Coach Walt has played the role of father in Peanut’s life, something Peanut readily admits to. Peanut still lives in Southeast, DC. After school everyday he heads to the Ferebee Hope Recreation Center where he helps lead the Lyfe Style Team.

Now 14 and in his first year of high school, Peanut must balance school, boxing and helping his mom take care of his baby brother and sister.

Quincey "Body Snatcher" Williams - Starring

When Quincey first found Coach Walt, at 8 years old, he began sparring with Peanut, a year older and more experienced. Peanut would beat Quincey so bad that the 8 year old Quincey would would go to a corner of the gym and cry. Even at that young age, Coach Walt saw the opportunity to teach Quincey and kicked him out of the gym.

A few days later Quincey returned to the gym, promising Coach Walt he would not cry anymore.

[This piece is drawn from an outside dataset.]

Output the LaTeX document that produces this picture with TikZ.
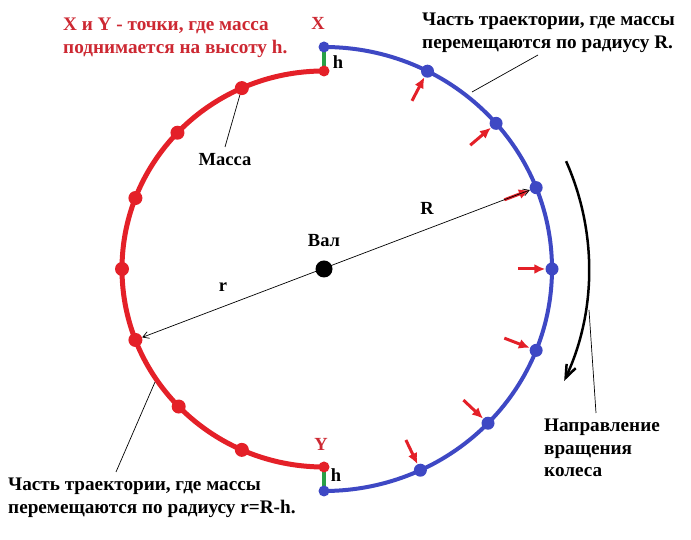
\documentclass[tikz,border=0pt]{standalone}
\usepackage{fontspec}
\setmainfont{Liberation Serif}
\usetikzlibrary{arrows.meta,calc}
\definecolor{arcred}{RGB}{228,32,40}
\definecolor{txtred}{RGB}{205,40,50}
\definecolor{arcblue}{RGB}{62,72,196}
\definecolor{hgreen}{RGB}{40,160,70}
\begin{document}
\begin{tikzpicture}[x=1pt,y=1pt,
  redarc/.style={arcred,line width=5pt},
  bluearc/.style={arcblue,line width=4pt},
  reddot/.style={circle,fill=arcred,inner sep=0pt,minimum size=14pt},
  bluedot/.style={circle,fill=arcblue,inner sep=0pt,minimum size=13pt},
  hseg/.style={hgreen,line width=4pt},
  pusharrow/.style={arcred,line width=3pt,-{Latex[length=11pt,width=10pt]},shorten >=0pt},
  leader/.style={black,line width=0.7pt},
  thinarrow/.style={black,line width=0.7pt,{Straight Barb[length=6pt,width=7pt]}-{Straight Barb[length=6pt,width=7pt]}},
  rotarrow/.style={black,line width=2.5pt,-{Straight Barb[length=13pt,width=10pt]}},
  bigtxt/.style={font=\fontsize{19.2}{22.5}\selectfont\bfseries,align=left,inner sep=0pt},
  lbl/.style={font=\fontsize{18.5}{21}\selectfont\bfseries,inner sep=0pt}
]
\useasboundingbox (0,0) rectangle (691,540);
\fill[white] (0,0) rectangle (691,540);
\coordinate (C) at (324,271);

% arcs
\draw[redarc] ($(C)+(0,198)$) arc[start angle=90,end angle=270,x radius=202,y radius=198];
\draw[bluearc] ($(C)+(0,222)$) arc[start angle=90,end angle=-90,x radius=228,y radius=222];

% height segments
\draw[hseg] ($(C)+(0,222)$) -- ($(C)+(0,198)$);
\draw[hseg] ($(C)+(0,-222)$) -- ($(C)+(0,-198)$);

% red dots
\node[reddot,minimum size=11pt] (r1) at ($(C)+(0,198)$) {};
\foreach \a [count=\i from 2] in {114,136.5,159,180,201,224,246}
  \node[reddot] (r\i) at ($(C)+({202*cos(\a)},{198*sin(\a)})$) {};
\node[reddot,minimum size=11pt] (r9) at ($(C)+(0,-198)$) {};
% blue dots
\node[bluedot,minimum size=11pt] (b1) at ($(C)+(0,222)$) {};
\foreach \a [count=\i from 2] in {63,41,21.5,0,-21.5,-44,-65}
  \node[bluedot] (b\i) at ($(C)+({228*cos(\a)},{222*sin(\a)})$) {};
\node[bluedot,minimum size=11pt] (b9) at ($(C)+(0,-222)$) {};

% red push arrows
\foreach \i in {2,...,8}
  \draw[pusharrow] ($(C)!0.85!(b\i)$) -- (b\i);

% shaft
\node[circle,fill=black,inner sep=0pt,minimum size=17pt] (shaft) at (C) {};
\node[lbl] (val) at (324,299) {Вал};

% radius line
\draw[thinarrow] (r6) -- (b4);
\node[lbl] (Rl) at (427,332) {R};
\node[lbl] (rl) at (223,253) {r};

% rotation arrow
\draw[rotarrow] ($(C)+(24:265)$) arc[start angle=24,end angle=-25,radius=265];

% X / Y labels
\node[lbl,txtred] (X) at (318,517) {X};
\node[lbl] (h1) at (338,478) {h};
\node[lbl,txtred] (Y) at (321,96) {Y};
\node[lbl] (h2) at (336,65) {h};

% texts
\node[bigtxt,txtred,anchor=north west] (note) at (63,522)
  {X и Y - точки, где масса\\поднимается на высоту h.};
\node[bigtxt,anchor=north west] (outer) at (422,527)
  {Часть траектории, где массы\\перемещаются по радиусу R.};
\node[bigtxt,anchor=north west] (inner) at (8,62)
  {Часть траектории, где массы\\перемещаются по радиусу r=R-h.};
\node[bigtxt,anchor=north west] (dir) at (544,121)
  {Направление\\вращения\\колеса};
\node[lbl] (mass) at (225,380) {Масса};

% leaders
\coordinate (lo1) at (538,485); \coordinate (lo2) at (472,448);
\draw[leader] (lo1) -- (lo2);
\coordinate (li1) at (155,158); \coordinate (li2) at (116,68);
\draw[leader] (li1) -- (li2);
\coordinate (lm2) at (225,393);
\draw[leader] (r2) -- (lm2);
\coordinate (ld1) at (589,230); \coordinate (ld2) at (596,127);
\draw[leader] (ld1) -- (ld2);
\end{tikzpicture}
\end{document}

Since then Quincey has had over 60 fights, winning the 2015 and 2016 Junior Olympics, his 3rd and 4th National titles.

Quincey lives in Ward 8, within walking distance of the gym, though, due to the nature of the neighborhood, Walt and the other coaches do not let him make the trip home alone. Less open than Peanut, Walt worries about what Quincey goes through outside of the ring. 

Lamar "Twin" Odoms - Starring

Lamar Odoms, or Twin, started boxing with his twin brother Lamont, at 12 years old at the urging of their father, who, as a single parent, needed the boys to have an afterschool activity.

Starting with the Lyfe Style team, Twin was behind both Peanut and Quincey because of his lack of experience. But soon the older boy humbled himself and began to work harder to catch up. Now Twin, 16, is on his way to the Junior Olympic Nationals for a second year in a row.

Twin lives in Ward 8 with his family. Though Twin wants to be a pro boxer, he understands the importance of education and is an honor roll student at National Collegiate Prep School, a charter school in DC.